Neural Network - Audio Classification
- AmebaPro2 [ AMB82 MINI ] x 1
In this example, we will be using Ameba Pro2 development board to detect 521 different kinds of audio such as speech, animal sounds, alarms and many more.
Open Audio Classification example in “File” -> “Examples” -> “AmebaNN” -> “AudioClassification”.
Select Neural Network (NN) task and models using modelSelect() function highlighted. This function takes 5 arguments: Neural Network task, Object Detection model, Face Detection model, Face Recognition model and Audio Classification model. Replace with “NA_MODEL” if they are not necessary for your selected Neural Network task. Note that it is mandatory to call modelSelect() function before calling the begin() function.

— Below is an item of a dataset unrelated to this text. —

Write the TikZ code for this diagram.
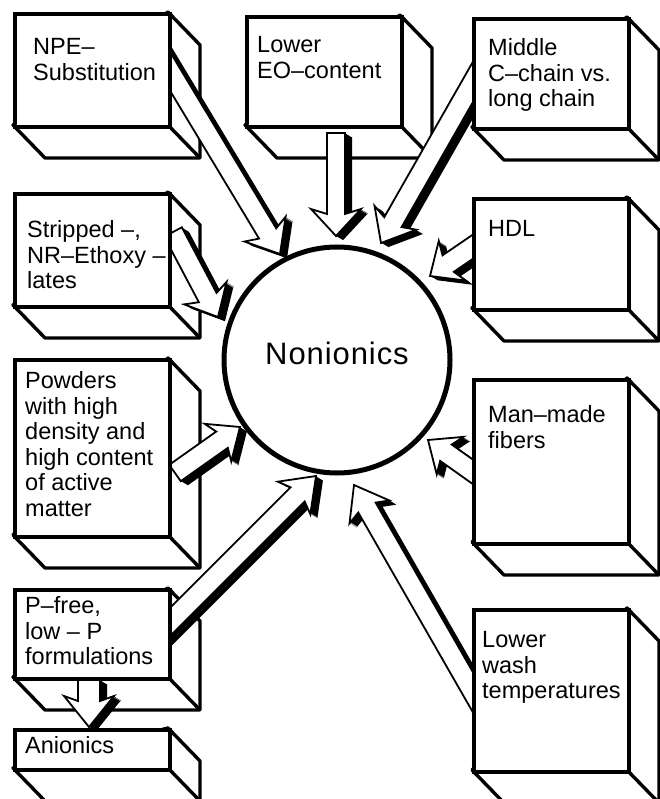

Valid Neural Network task: OBJECT_DETECTION, FACE_DETECTION, FACE_RECOGNITION, AUDIO_CLASSIFICATION
Valid Object Detection model:
YOLOv3 model: DEFAULT_YOLOV3TINY, CUSTOMIZED_YOLOV3TINY
YOLOv4 model: DEFAULT_YOLOV4TINY, CUSTOMIZED_YOLOV4TINY
YOLOv7 model: DEFAULT_YOLOV7TINY, CUSTOMIZED_YOLOV7TINY
Valid Face Detection model: DEFAULT_SCRFD, CUSTOMIZED_SCRFD
Valid Face Recognition model: DEFAULT_MOBILEFACENET, CUSTOMIZED_MOBILEFACENET
Valid Audio Classification model: DEFAULT_YAMNET, CUSTOMIZED_YAMNET
Choose the customized option (e.g., CUSTOMIZED_YOLOV4TINY/ CUSTOMIZED_SCRFD/ CUSTOMIZED_MOBILEFACENET/ CUSTOMIZED_YAMNET) if you would like to use your own NN model. To learn about the process of converting an AI model, refer to here. Additionally, refer to here to understand how to install and use the converted model.
Compile the code and upload it to Ameba. After pressing the Reset button, onboard microphone will start to pick up audios.
When no audio is detected, it will be recognised as “Silence” class shown in the Serial Monitor.
When the on-board microphone picks up audios like alarms, it will be identified, and the results will be shown in the Serial monitor.
The default pretrained model can recognise 521 different types of audios in total. The audio can be found in AudioClassList.h. The index number also known as the class ID for each audio class is fixed and should not be changed. To deactivate the recognition of certain audios, set the filter value to 0. For example, set the filter value to 0 to exclude detecting speech.